The problem with all of this is that buying BG Group meant adding a lot of debt. To be fair, as a group, the oil majors have been adding debt to protect their dividends and continue to invest for the future. But Shell's long-term debt increased around 50% over 2015's final figure, standing at $83 billion by the end of 2016. That's still a reasonable 30% of the capital structure, and it has $19 billion in cash on hand, so there's really little risk of Shell going under because of the deal. But it does put Shell toward the high end of the industry debt wise.
Which is why investors are concerned that the dividend may get sacrificed for the company's long-term goals. After all, Shell hasn't upped the annual payment in roughly three years and it's offering a scrip dividend to those who want it (scrip dividends are paid in stock instead of cash, lessening the cash flow burden of dividends). So, based on the evidence, a dividend cut wouldn't be an outlandish expectation... but it's getting increasingly less likely.
For starters, oil prices have rebounded off of their lows. That's solidifying Shell's top- and bottom-lines. For example, revenue and net income bottomed in the first quarter and then increased each quarter through the end of the year. Looking at cash flow, Shell burned around $850 million in cash in the fourth quarter. That number, however, was just 4% of its cash hoard and the span included paying down over $3 billion in long-term debt and minimal new borrowings. At the end of the day, Shell is getting pretty close to covering its dividend and capital spending with cash flow.
So if oil prices hold up, Shell's dividend is likely to remain intact. But what about that debt? Interest expense more than doubled in the fourth quarter... Shell is well aware of the debt overhang, which is why it's already paid down $3 billion worth of debt. To make that happen it sold around $2.7 billion worth of assets in the fourth quarter, with plans for more divestitures. In fact, it recently inked a deal to sell North Sea assets for $4.7 billion. And that won't be the last asset sale since Shell plans on shedding as much as $30 billion worth of assets to get its financial house back in order.

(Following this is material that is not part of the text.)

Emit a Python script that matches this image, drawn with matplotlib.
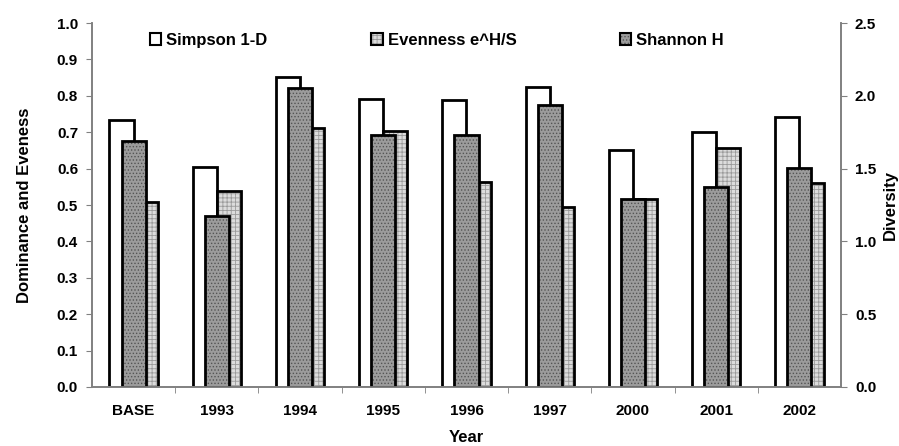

Shell's financials may get a little hard to read while it's selling businesses to pare debt, but at this point its dividend looks secure and every asset sale will make it even more secure.
It's about the future
Shell made an expensive acquisition at a time when you'd expect it to be circling the waggons. This move added a lot of debt right when the energy giant's top- and bottom-lines were coming under pressure from falling oil prices. However, Shell believes this is the right long-term move to position it more strongly in natural gas, a fuel that many believe will be an important bridge to a lower carbon future.
Strategically that was a solid decision. However, after taking on so much debt, investors are justifiably concerned that the dividend may get sacrificed. No doubt that's possible, but now that Shell has switched into debt reduction mode and oil prices have stabilized off their lows, it looks increasingly likely that the dividend will survive. And that makes now a good time to do a deep dive into Royal Dutch Shell and its impressive 6.7% yield.